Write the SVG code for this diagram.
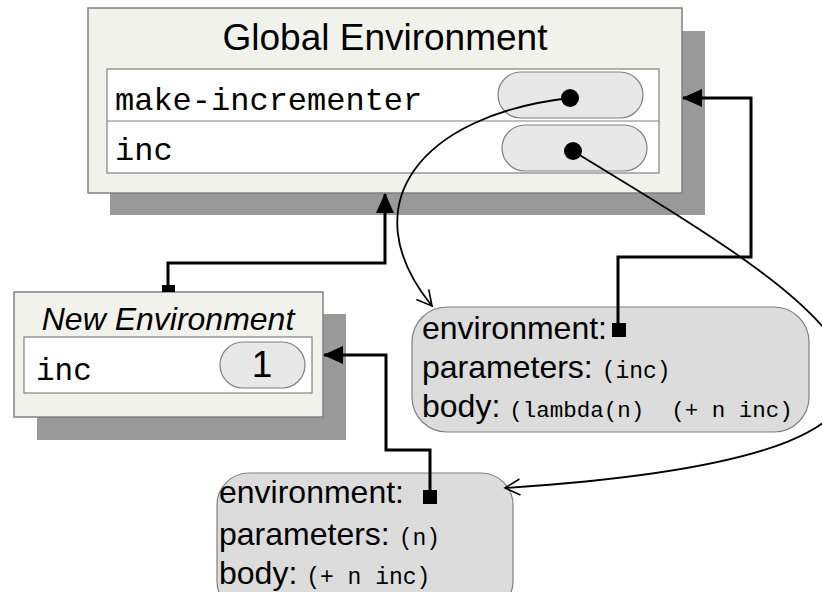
<svg xmlns="http://www.w3.org/2000/svg" width="822" height="592" viewBox="0 0 822 592">
<style>
.shadow{fill:#999999}
.env{fill:#f2f2ec;stroke:#808080;stroke-width:1.5}
.table{fill:#ffffff;stroke:#808080;stroke-width:1.2}
.pill{fill:#e8e8e8;stroke:#808080;stroke-width:1.2}
.proc{fill:#dcdcdc;stroke:#808080;stroke-width:1.2}
.title{font-family:"Liberation Sans",Arial,sans-serif;font-size:37px;fill:#000}
.mono{font-family:"Liberation Mono","Courier New",monospace;fill:#000}
.sans{font-family:"Liberation Sans",Arial,sans-serif;fill:#000}
.conn{fill:none;stroke:#000;stroke-width:3}
.curve{fill:none;stroke:#000;stroke-width:1.8}
</style>
<defs>
<marker id="tri" viewBox="0 0 20 20" refX="19" refY="10" markerWidth="20" markerHeight="20" markerUnits="userSpaceOnUse" orient="auto"><path d="M0,1 L20,10 L0,19 z" fill="#000"/></marker>
<marker id="open" viewBox="0 0 18 18" refX="16" refY="9" markerWidth="18" markerHeight="18" markerUnits="userSpaceOnUse" orient="auto"><path d="M1,1 L16,9 L1,17" fill="none" stroke="#000" stroke-width="1.6"/></marker>
</defs>

<g id="global-env">
<rect class="shadow" x="110" y="31" width="595" height="184"/>
<rect class="env" x="88" y="8" width="594" height="185"/>
<text class="title" x="385" y="50" text-anchor="middle">Global Environment</text>
<rect class="table" x="107" y="69" width="552" height="104"/>
<line x1="107" y1="121" x2="659" y2="121" stroke="#808080" stroke-width="1.2"/>
<text class="mono" x="115" y="110" font-size="32">make-incrementer</text>
<text class="mono" x="115" y="160" font-size="32">inc</text>
<rect class="pill" x="498" y="72" width="145" height="46" rx="23"/>
<rect class="pill" x="502" y="125" width="145" height="46" rx="23"/>
<circle cx="570" cy="98" r="9" fill="#000"/>
<circle cx="573" cy="151" r="9" fill="#000"/>
</g>

<g id="new-env">
<rect class="shadow" x="37" y="314" width="309" height="126"/>
<rect class="env" x="14" y="292" width="309" height="125"/>
<text class="sans" x="168" y="330" font-size="32" font-style="italic" text-anchor="middle">New Environment</text>
<rect class="table" x="24" y="337" width="288" height="56"/>
<text class="mono" x="36" y="380" font-size="31">inc</text>
<rect class="pill" x="220" y="342" width="85" height="46" rx="23"/>
<text class="sans" x="262" y="377" font-size="37" text-anchor="middle">1</text>
</g>

<g id="proc-make-incrementer">
<rect class="proc" x="412" y="307" width="397" height="125" rx="35"/>
<text class="sans" x="422" y="339" font-size="32">environment:</text>
<text class="sans" x="422" y="378" font-size="32">parameters: <tspan class="mono" font-size="23">(inc)</tspan></text>
<text class="sans" x="422" y="417" font-size="32" xml:space="preserve">body: <tspan class="mono" font-size="22.5">(lambda(n)  (+ n inc)</tspan></text>
<rect x="612" y="323" width="14" height="14" fill="#000"/>
</g>

<g id="proc-inc">
<rect class="proc" x="217" y="473" width="296" height="140" rx="32"/>
<text class="sans" x="219" y="503" font-size="32">environment:</text>
<text class="sans" x="219" y="545" font-size="32">parameters: <tspan class="mono" font-size="23">(n)</tspan></text>
<text class="sans" x="219" y="584" font-size="32">body: <tspan class="mono" font-size="23">(+ n inc)</tspan></text>
<rect x="423" y="490" width="14" height="14" fill="#000"/>
</g>

<g id="connectors">
<rect x="162" y="285" width="13" height="7" fill="#000"/>
<path class="conn" d="M168,286 V263 H385 V194" marker-end="url(#tri)"/>
<path class="conn" d="M618,325 V257 H751 V98 H683" marker-end="url(#tri)"/>
<path class="conn" d="M430,492 V450 H386 V355 H324" marker-end="url(#tri)"/>
<path class="curve" d="M570,98 C420,115 350,205 432,306" marker-end="url(#open)"/>
<path class="curve" d="M573,151 C800,290 1090,450 505,488" marker-end="url(#open)"/>
</g>
</svg>
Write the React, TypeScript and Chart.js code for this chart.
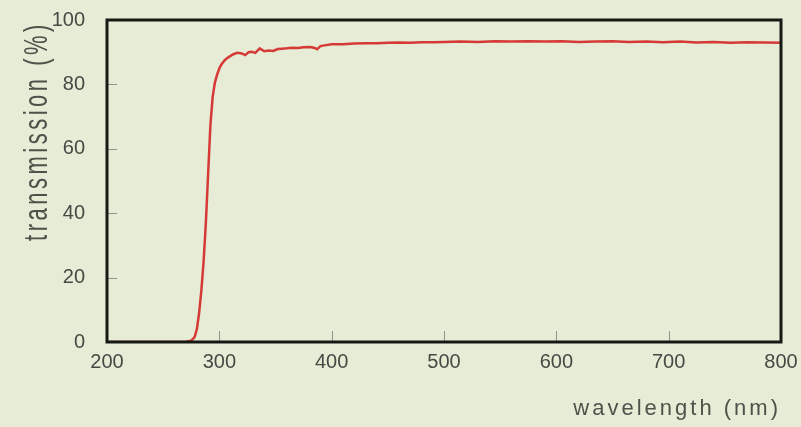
import React, { useEffect, useRef } from "react";
import { Chart, registerables } from "chart.js";

Chart.register(...registerables);

const wavelengths = [
  200, 210, 220, 230, 240, 250, 260, 270, 275, 278, 280, 282, 284, 286, 288, 290, 292, 294, 296, 298,
  300, 302, 305, 308, 312, 316, 320, 323, 326, 329, 332, 336, 340, 344, 348, 352, 356, 360, 365, 370,
  375, 381, 385, 387, 390, 395, 400, 410, 420, 430, 440, 450, 460, 470, 480, 490, 500, 515, 530, 545,
  560, 575, 590, 605, 620, 635, 650, 665, 680, 695, 710, 725, 740, 755, 770, 785, 800,
];
const transmission = [
  0, 0, 0, 0, 0, 0, 0, 0.1, 0.4, 1.5, 4, 9, 16, 25, 37, 52, 67, 76, 80.5, 83,
  85, 86.3, 87.6, 88.4, 89.3, 89.8, 89.6, 89.1, 90.0, 90.1, 89.8, 91.2, 90.3, 90.5, 90.4, 91.0, 91.1, 91.2, 91.4, 91.3,
  91.5, 91.6, 91.3, 90.9, 91.9, 92.2, 92.5, 92.5, 92.7, 92.8, 92.8, 92.9, 93.0, 92.9, 93.1, 93.1, 93.2, 93.3, 93.2, 93.4,
  93.3, 93.4, 93.3, 93.4, 93.2, 93.3, 93.4, 93.2, 93.3, 93.1, 93.3, 93.0, 93.2, 92.9, 93.1, 93.0, 92.9,
];
const xTicks = [200, 300, 400, 500, 600, 700, 800];
const yTicks = [0, 20, 40, 60, 80, 100];
const xTitle = "wavelength (nm)";
const yTitle = "transmission (%)";

const BG = "#e6ecd6";

const decorPlugin = {
  id: "decor",
  beforeDraw(chart: any) {
    const { ctx, width, height } = chart;
    ctx.save();
    ctx.fillStyle = BG;
    ctx.fillRect(0, 0, width, height);
    ctx.restore();
  },
  afterDraw(chart: any) {
    const { ctx, chartArea } = chart;
    const xs = chart.scales.x;
    const ys = chart.scales.y;
    ctx.save();
    ctx.strokeStyle = "#8f948a";
    ctx.lineWidth = 1;
    ctx.beginPath();
    for (const v of yTicks) {
      if (v === 0 || v === 100) continue;
      const y = Math.round(ys.getPixelForValue(v)) + 0.5;
      ctx.moveTo(chartArea.left, y);
      ctx.lineTo(chartArea.left + 10, y);
    }
    for (const v of xTicks) {
      if (v === 200 || v === 800) continue;
      const x = Math.round(xs.getPixelForValue(v)) + 0.5;
      ctx.moveTo(x, chartArea.bottom);
      ctx.lineTo(x, chartArea.bottom - 11);
    }
    ctx.stroke();
    ctx.strokeStyle = "#151a14";
    ctx.lineWidth = 3;
    ctx.strokeRect(chartArea.left, chartArea.top, chartArea.right - chartArea.left, chartArea.bottom - chartArea.top);
    ctx.fillStyle = "#4e524a";
    ctx.font = "22px 'Liberation Sans', Arial, sans-serif";
    (ctx as any).letterSpacing = "3px";
    ctx.textAlign = "right";
    ctx.textBaseline = "alphabetic";
    ctx.fillText(xTitle, 781, 415);
    ctx.restore();

    ctx.save();
    ctx.fillStyle = "#4e524a";
    ctx.font = "22px 'Liberation Sans', Arial, sans-serif";
    (ctx as any).letterSpacing = "3.5px";
    ctx.translate(47, 131);
    ctx.rotate(-Math.PI / 2);
    ctx.scale(1, 1.5);
    ctx.textAlign = "center";
    ctx.textBaseline = "alphabetic";
    ctx.fillText(yTitle, 0, 0);
    ctx.restore();
  },
};

export default function App() {
  const ref = useRef<HTMLCanvasElement | null>(null);
  useEffect(() => {
    if (!ref.current) return;
    const points = wavelengths.map((w, i) => ({ x: w, y: transmission[i] }));
    const chart = new Chart(ref.current, {
      type: "line",
      data: {
        datasets: [
          {
            data: points,
            borderColor: "#d63a36",
            borderWidth: 2.5,
            pointRadius: 0,
            tension: 0,
            fill: false,
          },
        ],
      },
      options: {
        animation: false,
        responsive: false,
        maintainAspectRatio: false,
        events: [],
        layout: { padding: { left: 0, right: 20, top: 20, bottom: 0 } },
        plugins: { legend: { display: false }, tooltip: { enabled: false } },
        scales: {
          x: {
            type: "linear",
            min: 200,
            max: 800,
            afterFit: (s: any) => {
              s.height = 85;
              s.paddingLeft = 0;
              s.paddingRight = 0;
            },
            afterBuildTicks: (s: any) => {
              s.ticks = xTicks.map((v) => ({ value: v }));
            },
            grid: { display: false, drawTicks: false },
            border: { display: false },
            ticks: {
              padding: 8,
              color: "#474a44",
              font: { family: "'Liberation Sans', Arial, sans-serif", size: 20 },
              maxRotation: 0,
            },
          },
          y: {
            min: 0,
            max: 100,
            afterFit: (s: any) => {
              s.width = 107;
              s.paddingTop = 0;
              s.paddingBottom = 0;
            },
            afterBuildTicks: (s: any) => {
              s.ticks = yTicks.map((v) => ({ value: v }));
            },
            grid: { display: false, drawTicks: false },
            border: { display: false },
            ticks: {
              padding: 22,
              color: "#474a44",
              font: { family: "'Liberation Sans', Arial, sans-serif", size: 20 },
            },
          },
        },
      },
      plugins: [decorPlugin],
    });
    return () => chart.destroy();
  }, []);
  return (
    <div style={{ position: "fixed", left: 0, top: 0, width: 801, height: 427, background: BG }}>
      <canvas ref={ref} width={801} height={427} style={{ display: "block", width: 801, height: 427 }} />
    </div>
  );
}
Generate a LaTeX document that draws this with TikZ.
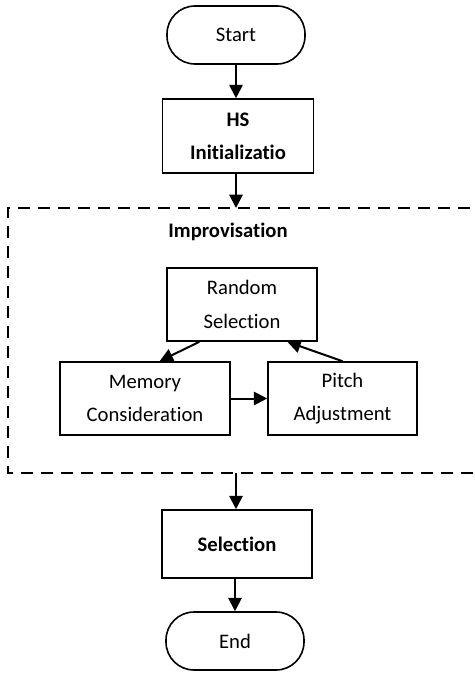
\documentclass[tikz,border=0pt]{standalone}
\usepackage{fontspec}
\setmainfont{Carlito}[Ligatures=NoCommon]
\usetikzlibrary{arrows.meta}
\begin{document}
\begin{tikzpicture}[x=0.75pt,y=-0.75pt,
  base/.style={draw,line width=1.2pt,align=center,inner sep=2pt,
    font=\fontsize{15.5}{25}\selectfont},
  term/.style={base,rounded corners=21pt,minimum width=103.5pt,minimum height=43.5pt},
  proc/.style={base,minimum height=54.75pt},
  arr/.style={line width=1.5pt,-{Triangle[length=10pt,width=10pt]}},
  dashbox/.style={draw,line width=1pt,dash pattern=on 9pt off 6pt}]
\clip (0,0) rectangle (474,673);
\useasboundingbox (0,0) rectangle (474,673);
\fill[white] (0,0) rectangle (474,673);
\node[term] (start) at (236,35) {Start};
\node[proc,minimum width=113.25pt,minimum height=55.5pt,font=\bfseries\fontsize{15.5}{25}\selectfont] (init) at (238,136) {HS\\Initializatio};
\draw[dashbox] (490,208) -- (8,208) -- (8,473) -- (490,473);
\coordinate (dtop) at (236,208);
\coordinate (dbot) at (236,473);
\node[font=\bfseries\fontsize{15.5}{18}\selectfont] (impro) at (228,232) {Improvisation};
\node[proc,minimum width=112.5pt] (rand) at (242,304.5) {Random\\Selection};
\node[proc,minimum width=127.5pt] (mem) at (145,398.5) {Memory\\Consideration};
\node[proc,minimum width=111.75pt] (pitch) at (342.5,398.5) {Pitch\\Adjustment};
\node[proc,minimum width=112.5pt,minimum height=51pt,font=\bfseries\fontsize{15.5}{25}\selectfont] (sel) at (237,544) {Selection};
\node[term] (end) at (235,641) {End};
\draw[arr] (start) -- (start|-init.north);
\draw[arr] (init.south-|start) -- (dtop);
\draw[arr] (dbot) -- (dbot|-sel.north);
\draw[arr] (sel.south-|end) -- (end);
\draw[arr] ([xshift=-32pt]rand.south) -- ([xshift=11pt]mem.north);
\draw[arr] ([xshift=0pt]pitch.north) -- ([xshift=34pt]rand.south);
\draw[arr] (mem.east) -- (pitch.west);
\end{tikzpicture}
\end{document}
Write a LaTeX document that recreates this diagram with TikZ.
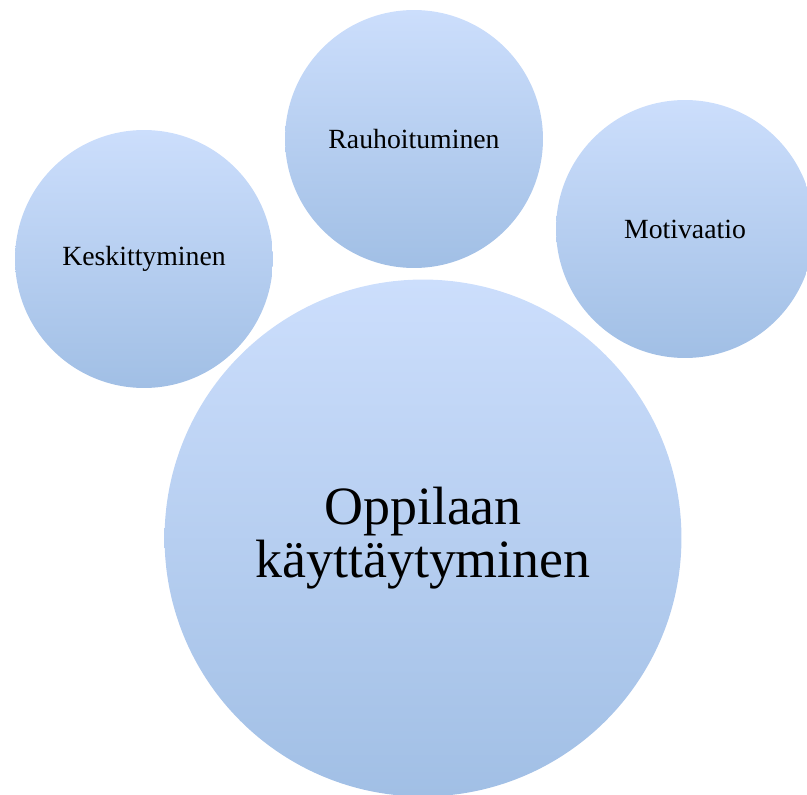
\documentclass[tikz,border=0pt]{standalone}
\usepackage{fontspec}
\setmainfont{Liberation Serif}
\usepackage{tikz}
\usetikzlibrary{positioning}

\definecolor{bubtop}{HTML}{CCDEFC}
\definecolor{bubbot}{HTML}{A1BFE5}

\begin{document}
\begin{tikzpicture}[
  x=0.02cm, y=-0.02cm,
  bub/.style={circle, inner sep=0pt, minimum size=5.16cm, align=center,
              top color=bubtop, bottom color=bubbot, draw=none,
              font=\fontsize{15.8}{18}\selectfont},
  bigbub/.style={bub, minimum size=10.34cm,
                 font=\fontsize{30.7}{30}\selectfont},
]
\useasboundingbox (0,0) rectangle (807,794);
% Bubbles
\node[bigbub] (OK) at (423,538) {Oppilaan\\käyttäytyminen};
\node[bub] (KE) at (144,259) {Keskittyminen};
\node[bub] (RA) at (414,139) {Rauhoituminen};
\node[bub] (MO) at (685,229) {Motivaatio};
\end{tikzpicture}
\end{document}
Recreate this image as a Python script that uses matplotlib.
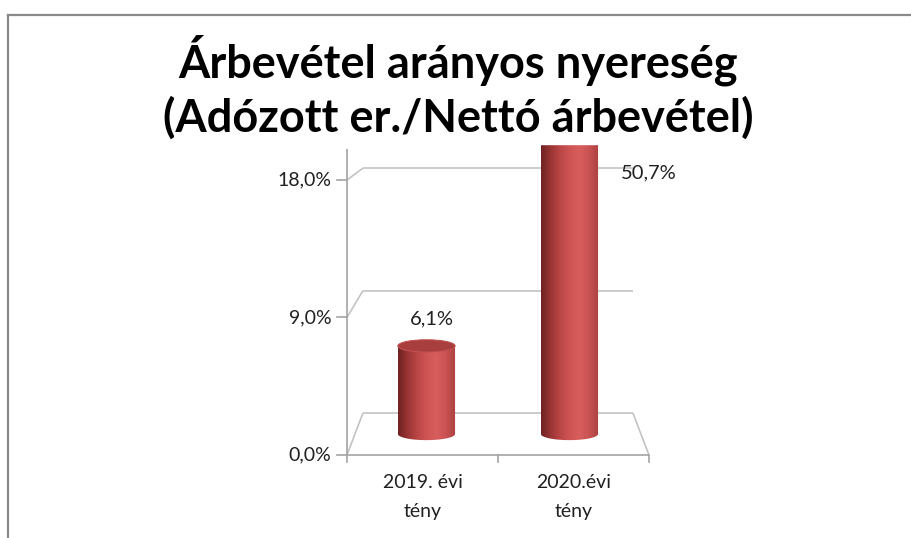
import numpy as np
import matplotlib
matplotlib.use("Agg")
import matplotlib.pyplot as plt
from matplotlib.path import Path
from matplotlib.patches import Ellipse, PathPatch
from matplotlib.colors import LinearSegmentedColormap
from matplotlib.lines import Line2D

# data
categories = ["2019. évi\ntény", "2020.évi\ntény"]
values = [6.1, 50.7]
value_labels = ["6,1%", "50,7%"]
yticks = [0, 9, 18]
ytick_labels = ["0,0%", "9,0%", "18,0%"]
y_max = 20
title_lines = ["Árbevétel arányos nyereség", "(Adózott er./Nettó árbevétel)"]

plt.rcParams['font.family'] = ['Lato', 'DejaVu Sans']

fig = plt.figure(figsize=(9.11, 5.38), dpi=100)
ax = fig.add_axes([0.3504, 0.1128, 0.3924, 0.6710])
ax.set_xlim(-0.75, 1.75)
ax.set_ylim(-3, 22)
ax.axis('off')

# simple perspective: front and back planes around the bar plane
def front(x, y):
    return 0.5 + 1.056 * (np.asarray(x) - 0.5), 1.058 * np.asarray(y) - 1.454

def back(x, y):
    return 0.5 + 0.944 * (np.asarray(x) - 0.5), 0.942 * np.asarray(y) + 1.454

n = len(categories)
x0, x1 = -0.5, n - 0.5
grid_c = '#c3c3c3'
axis_c = '#a3a3a3'
text_c = '#202020'

def seg(p, q, **kw):
    ax.plot([p[0], q[0]], [p[1], q[1]], clip_on=False, solid_capstyle='butt', **kw)

# floor
seg(front(x0, 0), front(x1, 0), color=axis_c, lw=1.2)
seg(back(x0, 0), back(x1, 0), color=grid_c, lw=1.2)
seg(front(x0, 0), back(x0, 0), color=grid_c, lw=1.2)
seg(front(x1, 0), back(x1, 0), color=grid_c, lw=1.2)

# gridlines on back wall and side wall
for t in yticks[1:]:
    seg(back(x0, t), back(x1, t), color=grid_c, lw=1.2)
    seg(front(x0, t), back(x0, t), color=grid_c, lw=1.2)

# value axis
seg(front(x0, 0), front(x0, y_max), color=axis_c, lw=1.2)
for t, lab in zip(yticks, ytick_labels):
    fx, fy = front(x0, t)
    ax.plot([fx - 0.07, fx], [fy, fy], color=axis_c, lw=1.2, clip_on=False)
    ax.text(fx - 0.11, fy, lab, ha='right', va='center', fontsize=14,
            color=text_c)

# category axis ticks and labels
for xt in np.arange(x0, x1 + 0.01, 1.0):
    fx, fy = front(xt, 0)
    ax.plot([fx, fx], [fy, fy - 0.5], color=axis_c, lw=1.2, clip_on=False)
for i, cat in enumerate(categories):
    fx, fy = front(i, 0)
    ax.text(fx, fy - 1.3, cat, ha='center', va='top', fontsize=14,
            color=text_c, linespacing=1.85)

# cylinders
cyl = LinearSegmentedColormap.from_list(
    'cyl', ['#6e2222', '#9a3434', '#bb4646', '#cf5555', '#d85e5e', '#c95252', '#ab4040'])
grad = np.linspace(0, 1, 256).reshape(1, -1)
w = 0.40
eh = 0.85
for i, v in enumerate(values):
    top = min(v, y_max)
    l, r = i - w / 2, i + w / 2
    th = np.linspace(np.pi, 2 * np.pi, 40)
    bx = i + w / 2 * np.cos(th)
    by = eh / 2 * np.sin(th)
    verts = [(l, top)] + list(zip(bx, by)) + [(r, top), (l, top)]
    patch = PathPatch(Path(verts), facecolor='none', edgecolor='none')
    ax.add_patch(patch)
    im = ax.imshow(grad, cmap=cyl, aspect='auto',
                   extent=[l, r, -eh, top], zorder=2, interpolation='bilinear')
    im.set_clip_path(patch)
    if v <= y_max:
        ax.add_patch(Ellipse((i, top), w, eh, facecolor='#a83e3e',
                             edgecolor='#c25050', lw=0.8, zorder=3))
        ax.text(i + 0.04, top + 1.9, value_labels[i], ha='center', va='center',
                fontsize=14.5, color=text_c)
    else:
        ax.text(i + 0.36, top - 1.9, value_labels[i], ha='left', va='center',
                fontsize=14.5, color=text_c)

# title, two lines placed on their baselines
for k, line in enumerate(title_lines):
    fig.text(0.503, 1 - (77 + 55 * k) / 538, line, ha='center', va='baseline',
             fontsize=32.5, fontweight='bold', color='black')

# chart frame
fig.add_artist(Line2D([8 / 911, 1], [1 - 15 / 538, 1 - 15 / 538],
                      transform=fig.transFigure, color='#8a8a8a', lw=1.6))
fig.add_artist(Line2D([8 / 911, 8 / 911], [0, 1 - 15 / 538],
                      transform=fig.transFigure, color='#8a8a8a', lw=1.6))

fig.savefig('out.png', dpi=100)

☆ ☆ ☆ ☆ ☆

- _Written instruction_
Of the lines above, quote exactly those from the one with "Write a LaTeX" through the one with "ax.axis('off')", ends included; pictures stay out.

- _Response to the task_
Write a LaTeX document that recreates this diagram with TikZ.
\documentclass[tikz,border=0pt]{standalone}
\usepackage{fontspec}
\setmainfont{Liberation Serif}
\usepackage{tikz}
\usetikzlibrary{positioning}

\definecolor{bubtop}{HTML}{CCDEFC}
\definecolor{bubbot}{HTML}{A1BFE5}

\begin{document}
\begin{tikzpicture}[
  x=0.02cm, y=-0.02cm,
  bub/.style={circle, inner sep=0pt, minimum size=5.16cm, align=center,
              top color=bubtop, bottom color=bubbot, draw=none,
              font=\fontsize{15.8}{18}\selectfont},
  bigbub/.style={bub, minimum size=10.34cm,
                 font=\fontsize{30.7}{30}\selectfont},
]
\useasboundingbox (0,0) rectangle (807,794);
% Bubbles
\node[bigbub] (OK) at (423,538) {Oppilaan\\käyttäytyminen};
\node[bub] (KE) at (144,259) {Keskittyminen};
\node[bub] (RA) at (414,139) {Rauhoituminen};
\node[bub] (MO) at (685,229) {Motivaatio};
\end{tikzpicture}
\end{document}
Recreate this image as a Python script that uses matplotlib.
import numpy as np
import matplotlib
matplotlib.use("Agg")
import matplotlib.pyplot as plt
from matplotlib.path import Path
from matplotlib.patches import Ellipse, PathPatch
from matplotlib.colors import LinearSegmentedColormap
from matplotlib.lines import Line2D

# data
categories = ["2019. évi\ntény", "2020.évi\ntény"]
values = [6.1, 50.7]
value_labels = ["6,1%", "50,7%"]
yticks = [0, 9, 18]
ytick_labels = ["0,0%", "9,0%", "18,0%"]
y_max = 20
title_lines = ["Árbevétel arányos nyereség", "(Adózott er./Nettó árbevétel)"]

plt.rcParams['font.family'] = ['Lato', 'DejaVu Sans']

fig = plt.figure(figsize=(9.11, 5.38), dpi=100)
ax = fig.add_axes([0.3504, 0.1128, 0.3924, 0.6710])
ax.set_xlim(-0.75, 1.75)
ax.set_ylim(-3, 22)
ax.axis('off')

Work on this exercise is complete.